# Where to buy Huckleberry plants?



## DW (May 10, 2002)

A friend from Montana brought me some huckleberry jam that was just wonderful. I would think we could grow them here in Colorado but finding the plants has been quite a mission...any suggestions?


----------



## Kevin in MD (Nov 7, 2004)

I did a web search(huckleberry plants) and found the following site deep in the search:

http://www.bryantblueberries.com/

They seem to sell a variety of blueberries and say they have "evergreen huckleberry plants". I haven't used this company so I can't recommend them. Hope this helps

Kevin


----------



## Marcia in MT (May 11, 2002)

Check with the state extension horticulturist in Montana, Dr. Bob Gough, in Bozeman. I remember hearing him mention research done on them; they're hard to propagate and transplant because every plant is part of a larger clonal colony.

And they like the mountain climate, not the plains one.


----------



## moonwolf (Sep 20, 2004)

I don't know if it' the same, but a couple years I grew the plants called hucklberrry that look like tomato plants with small purple berries. The berries are no good, unless sugared and made into jam. Is that the same? 
If so, then I got seeds and grew them out like tomato transpants. They grew like crazy here in zone 3a, but not perenniel, to be sure.

Rich


----------



## Paquebot (May 10, 2002)

DW, the huckleberries that you may want are those which are the wild ones. Apparently you've got them growing quite profusely in the Bitterroot range if they are a favorite food of the local grizzly bears! If you are at a high enough elevation, I'll bet that your County Extension Agent can point you to a local source. I was surprised to find some growing here in Wisconsin at around 1,400 feet elevation.

Those that Moonwolf mention are called Garden Huckleberry and not even closely related. Those are Solanum melanoerasum, a close cousin to nightshade.

Martin


----------



## 3girls (Aug 18, 2004)

I know they grow in the mtns around Sandpoint, ID to Clarks Fork. Used to be able to buy them (the berries) from the Gen'l Store in Clarks Fork.

Huckleberry foliage doesn't look anything like a tomato. I would be very leery of something that looks like a tomato plant and produces blue berries.


----------



## Ann Mary (Nov 29, 2004)

DW said:


> A friend from Montana brought me some huckleberry jam that was just wonderful. I would think we could grow them here in Colorado but finding the plants has been quite a mission...any suggestions?

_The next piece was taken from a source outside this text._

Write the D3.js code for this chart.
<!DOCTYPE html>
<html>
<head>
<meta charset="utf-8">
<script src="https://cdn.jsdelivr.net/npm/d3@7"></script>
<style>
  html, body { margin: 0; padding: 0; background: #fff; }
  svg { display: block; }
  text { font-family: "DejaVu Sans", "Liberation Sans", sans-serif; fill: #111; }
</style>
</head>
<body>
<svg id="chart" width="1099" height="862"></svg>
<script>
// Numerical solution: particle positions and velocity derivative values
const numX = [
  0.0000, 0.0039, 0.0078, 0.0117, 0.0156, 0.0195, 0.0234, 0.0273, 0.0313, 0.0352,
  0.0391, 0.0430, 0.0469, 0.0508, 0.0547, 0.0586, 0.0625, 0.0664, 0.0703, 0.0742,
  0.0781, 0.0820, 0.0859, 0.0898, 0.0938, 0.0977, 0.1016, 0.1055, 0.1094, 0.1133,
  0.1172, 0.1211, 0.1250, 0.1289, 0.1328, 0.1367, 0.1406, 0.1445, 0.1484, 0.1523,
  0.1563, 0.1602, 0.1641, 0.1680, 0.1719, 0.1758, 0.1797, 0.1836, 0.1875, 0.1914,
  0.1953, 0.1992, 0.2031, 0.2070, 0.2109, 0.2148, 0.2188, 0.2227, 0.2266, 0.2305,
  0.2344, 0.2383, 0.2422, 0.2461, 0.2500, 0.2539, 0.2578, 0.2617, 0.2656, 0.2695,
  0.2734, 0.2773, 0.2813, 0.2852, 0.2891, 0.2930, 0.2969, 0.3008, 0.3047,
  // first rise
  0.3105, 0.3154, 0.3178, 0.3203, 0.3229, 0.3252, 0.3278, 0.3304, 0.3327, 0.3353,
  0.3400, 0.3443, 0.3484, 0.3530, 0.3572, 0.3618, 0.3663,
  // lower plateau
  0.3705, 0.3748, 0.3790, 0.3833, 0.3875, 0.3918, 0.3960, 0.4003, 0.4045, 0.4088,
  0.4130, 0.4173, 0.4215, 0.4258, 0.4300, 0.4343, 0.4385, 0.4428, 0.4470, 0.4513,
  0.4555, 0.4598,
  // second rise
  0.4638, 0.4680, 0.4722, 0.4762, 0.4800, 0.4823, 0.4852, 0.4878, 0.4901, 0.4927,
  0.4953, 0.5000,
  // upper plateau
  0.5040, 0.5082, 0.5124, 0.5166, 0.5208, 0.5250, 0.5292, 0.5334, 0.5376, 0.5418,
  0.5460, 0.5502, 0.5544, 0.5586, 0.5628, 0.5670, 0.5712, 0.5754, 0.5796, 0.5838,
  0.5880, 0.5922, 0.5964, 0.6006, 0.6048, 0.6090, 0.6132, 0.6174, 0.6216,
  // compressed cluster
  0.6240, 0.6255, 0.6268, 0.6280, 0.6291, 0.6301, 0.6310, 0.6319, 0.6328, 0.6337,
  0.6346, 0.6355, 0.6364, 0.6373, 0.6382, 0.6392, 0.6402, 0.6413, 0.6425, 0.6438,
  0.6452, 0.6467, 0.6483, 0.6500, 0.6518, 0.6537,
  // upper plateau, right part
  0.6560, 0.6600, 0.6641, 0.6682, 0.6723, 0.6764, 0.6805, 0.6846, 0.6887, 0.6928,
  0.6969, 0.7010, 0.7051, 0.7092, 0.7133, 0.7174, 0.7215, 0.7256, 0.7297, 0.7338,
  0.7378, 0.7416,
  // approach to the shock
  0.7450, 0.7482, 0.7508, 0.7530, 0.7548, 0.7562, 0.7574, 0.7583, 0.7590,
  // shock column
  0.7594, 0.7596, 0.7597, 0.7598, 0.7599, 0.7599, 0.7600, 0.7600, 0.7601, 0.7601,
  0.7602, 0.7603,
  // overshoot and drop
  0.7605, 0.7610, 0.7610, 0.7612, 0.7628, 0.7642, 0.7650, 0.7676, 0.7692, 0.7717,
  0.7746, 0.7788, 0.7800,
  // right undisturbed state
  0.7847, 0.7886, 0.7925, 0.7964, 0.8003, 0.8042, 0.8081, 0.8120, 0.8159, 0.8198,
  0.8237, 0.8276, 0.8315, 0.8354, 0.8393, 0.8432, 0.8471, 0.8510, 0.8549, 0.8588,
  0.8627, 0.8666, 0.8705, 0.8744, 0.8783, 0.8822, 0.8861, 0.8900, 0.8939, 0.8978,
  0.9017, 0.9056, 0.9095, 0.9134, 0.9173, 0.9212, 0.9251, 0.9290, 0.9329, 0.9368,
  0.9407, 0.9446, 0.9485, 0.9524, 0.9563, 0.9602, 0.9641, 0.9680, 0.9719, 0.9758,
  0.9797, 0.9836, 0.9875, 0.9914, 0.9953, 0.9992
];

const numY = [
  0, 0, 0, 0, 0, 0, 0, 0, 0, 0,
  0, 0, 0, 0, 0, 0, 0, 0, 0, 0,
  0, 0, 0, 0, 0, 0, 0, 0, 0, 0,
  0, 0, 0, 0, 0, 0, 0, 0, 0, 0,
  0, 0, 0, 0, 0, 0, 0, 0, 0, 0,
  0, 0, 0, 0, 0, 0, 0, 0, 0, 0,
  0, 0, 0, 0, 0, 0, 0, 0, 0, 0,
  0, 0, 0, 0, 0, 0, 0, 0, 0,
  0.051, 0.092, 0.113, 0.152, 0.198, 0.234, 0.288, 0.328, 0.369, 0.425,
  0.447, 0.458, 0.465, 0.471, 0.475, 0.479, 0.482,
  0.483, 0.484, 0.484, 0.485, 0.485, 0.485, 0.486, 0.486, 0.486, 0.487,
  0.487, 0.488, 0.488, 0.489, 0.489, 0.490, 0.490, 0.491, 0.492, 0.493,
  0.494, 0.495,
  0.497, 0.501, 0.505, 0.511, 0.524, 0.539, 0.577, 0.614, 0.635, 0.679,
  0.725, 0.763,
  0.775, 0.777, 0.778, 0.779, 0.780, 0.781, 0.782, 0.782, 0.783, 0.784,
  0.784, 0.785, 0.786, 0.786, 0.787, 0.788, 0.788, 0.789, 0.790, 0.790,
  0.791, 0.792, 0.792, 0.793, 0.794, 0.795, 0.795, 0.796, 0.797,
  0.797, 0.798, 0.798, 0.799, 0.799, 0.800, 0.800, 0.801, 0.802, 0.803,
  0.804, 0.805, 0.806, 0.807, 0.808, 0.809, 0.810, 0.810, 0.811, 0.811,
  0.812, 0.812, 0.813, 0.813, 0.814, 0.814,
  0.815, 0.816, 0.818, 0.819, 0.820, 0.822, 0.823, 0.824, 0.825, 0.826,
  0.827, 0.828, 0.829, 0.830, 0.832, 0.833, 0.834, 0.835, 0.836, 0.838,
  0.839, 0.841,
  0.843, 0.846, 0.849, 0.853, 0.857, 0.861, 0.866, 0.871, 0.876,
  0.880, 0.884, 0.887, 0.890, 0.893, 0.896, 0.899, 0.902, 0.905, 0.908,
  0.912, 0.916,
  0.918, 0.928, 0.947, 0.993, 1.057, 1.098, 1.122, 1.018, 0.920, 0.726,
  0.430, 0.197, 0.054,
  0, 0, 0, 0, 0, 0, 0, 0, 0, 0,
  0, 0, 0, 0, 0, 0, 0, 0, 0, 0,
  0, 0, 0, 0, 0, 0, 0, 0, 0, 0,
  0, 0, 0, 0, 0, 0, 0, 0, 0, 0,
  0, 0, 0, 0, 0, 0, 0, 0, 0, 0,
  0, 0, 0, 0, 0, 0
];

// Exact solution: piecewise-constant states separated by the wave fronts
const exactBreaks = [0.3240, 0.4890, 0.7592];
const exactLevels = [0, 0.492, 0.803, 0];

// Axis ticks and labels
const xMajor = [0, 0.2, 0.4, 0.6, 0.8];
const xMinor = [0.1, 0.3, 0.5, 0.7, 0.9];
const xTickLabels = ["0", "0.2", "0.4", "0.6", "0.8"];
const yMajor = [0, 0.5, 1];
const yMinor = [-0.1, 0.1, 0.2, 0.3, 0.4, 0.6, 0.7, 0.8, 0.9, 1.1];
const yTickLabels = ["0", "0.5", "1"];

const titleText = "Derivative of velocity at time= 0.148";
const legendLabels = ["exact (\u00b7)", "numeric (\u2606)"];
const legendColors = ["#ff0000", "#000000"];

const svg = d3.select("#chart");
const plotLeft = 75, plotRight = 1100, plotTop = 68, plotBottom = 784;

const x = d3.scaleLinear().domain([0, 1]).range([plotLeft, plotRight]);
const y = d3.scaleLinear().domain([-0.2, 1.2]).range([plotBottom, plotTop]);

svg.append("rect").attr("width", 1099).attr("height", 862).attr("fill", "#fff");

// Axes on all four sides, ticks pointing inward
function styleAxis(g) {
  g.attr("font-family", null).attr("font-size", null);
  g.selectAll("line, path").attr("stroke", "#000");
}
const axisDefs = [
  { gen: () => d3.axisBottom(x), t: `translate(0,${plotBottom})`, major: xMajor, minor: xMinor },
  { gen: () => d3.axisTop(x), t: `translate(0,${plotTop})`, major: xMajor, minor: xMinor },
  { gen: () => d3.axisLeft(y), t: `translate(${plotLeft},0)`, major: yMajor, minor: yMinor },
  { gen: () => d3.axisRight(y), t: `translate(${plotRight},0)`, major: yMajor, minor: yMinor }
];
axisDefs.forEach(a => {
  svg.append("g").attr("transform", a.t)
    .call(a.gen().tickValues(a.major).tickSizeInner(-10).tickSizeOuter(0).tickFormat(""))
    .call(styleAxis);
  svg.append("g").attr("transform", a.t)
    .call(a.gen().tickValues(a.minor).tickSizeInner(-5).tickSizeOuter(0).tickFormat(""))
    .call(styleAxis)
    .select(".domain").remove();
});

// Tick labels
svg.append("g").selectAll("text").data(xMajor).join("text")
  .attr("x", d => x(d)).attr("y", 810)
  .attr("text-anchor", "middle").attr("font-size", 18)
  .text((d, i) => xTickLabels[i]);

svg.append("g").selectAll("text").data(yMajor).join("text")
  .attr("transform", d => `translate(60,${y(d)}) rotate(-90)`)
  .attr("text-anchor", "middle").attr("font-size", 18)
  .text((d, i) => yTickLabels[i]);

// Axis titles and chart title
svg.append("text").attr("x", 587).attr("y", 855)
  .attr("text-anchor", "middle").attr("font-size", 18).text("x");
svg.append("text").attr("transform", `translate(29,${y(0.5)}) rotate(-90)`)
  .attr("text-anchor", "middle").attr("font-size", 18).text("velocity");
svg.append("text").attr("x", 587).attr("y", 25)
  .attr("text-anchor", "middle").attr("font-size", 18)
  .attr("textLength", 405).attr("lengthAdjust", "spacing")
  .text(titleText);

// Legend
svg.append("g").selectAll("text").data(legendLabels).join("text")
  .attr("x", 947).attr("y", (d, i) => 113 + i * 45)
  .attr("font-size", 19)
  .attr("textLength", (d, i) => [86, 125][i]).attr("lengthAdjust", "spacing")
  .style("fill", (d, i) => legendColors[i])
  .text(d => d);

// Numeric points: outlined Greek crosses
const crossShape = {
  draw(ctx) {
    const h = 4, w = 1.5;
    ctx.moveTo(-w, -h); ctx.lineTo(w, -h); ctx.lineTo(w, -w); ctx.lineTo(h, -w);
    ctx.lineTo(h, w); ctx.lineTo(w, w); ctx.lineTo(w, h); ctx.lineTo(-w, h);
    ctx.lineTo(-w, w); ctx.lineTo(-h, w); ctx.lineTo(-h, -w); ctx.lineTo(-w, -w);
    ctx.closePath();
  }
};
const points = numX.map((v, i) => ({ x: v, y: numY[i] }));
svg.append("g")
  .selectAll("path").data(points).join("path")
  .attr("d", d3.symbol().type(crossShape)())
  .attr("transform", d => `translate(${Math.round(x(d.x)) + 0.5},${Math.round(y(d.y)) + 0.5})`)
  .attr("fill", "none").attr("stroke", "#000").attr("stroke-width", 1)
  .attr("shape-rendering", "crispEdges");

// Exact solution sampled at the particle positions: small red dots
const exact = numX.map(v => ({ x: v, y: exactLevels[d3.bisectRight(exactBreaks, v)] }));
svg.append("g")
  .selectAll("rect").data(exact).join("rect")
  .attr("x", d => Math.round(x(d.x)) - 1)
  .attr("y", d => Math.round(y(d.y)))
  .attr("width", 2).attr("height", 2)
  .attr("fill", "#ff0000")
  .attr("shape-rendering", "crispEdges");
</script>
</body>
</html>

Huckleberries are wonderful but if you can't find them blueberries are very similar and larger. Raintree nursery carries both berries. They have 2 varieties of huckleberries that will grow in zones 6-10. www.raintreenursery.com or (360)496-6400 Best wishes!


----------



## kitty32_z8 (Jun 17, 2003)

oops posted a place that you were already told about. I need to learn to read before posting...lol.
I have huckels all over my 5 acres and my boys spend hours eating htem right off the bushes. I even used to have a rottwieler that would eat them off the bushes! :haha: 

good luck,
Kathy


----------



## DW (May 10, 2002)

I sent for a Raintree catalog and I do know about the berry that looks like a tomato plant...we had many of them in our other garden. I am trying to get some different varieties of berries going for us. Currants & gooseberries are the old time berries (back to pioneer days) that grow here. We have a row of raspberries, strawberries, currants & gooseberries. We try to add something new every year. Thanks again!!!


----------



## kathrynlmv (Dec 23, 2004)

DW said:


> A friend from Montana brought me some huckleberry jam that was just wonderful. I would think we could grow them here in Colorado but finding the plants has been quite a mission...any suggestions?


DW, Burgess Seed and Plant Co.
905 Four Seasons Road
Bloomington, IL 61701 carries seeds for huckleberries, in fact every one
who orders anything this year is given a free package of same. Phone for making credit card orders is 309-662-7761 Have grown them or know anything about the company either, but I did remember seeing them for free.......Kathy


----------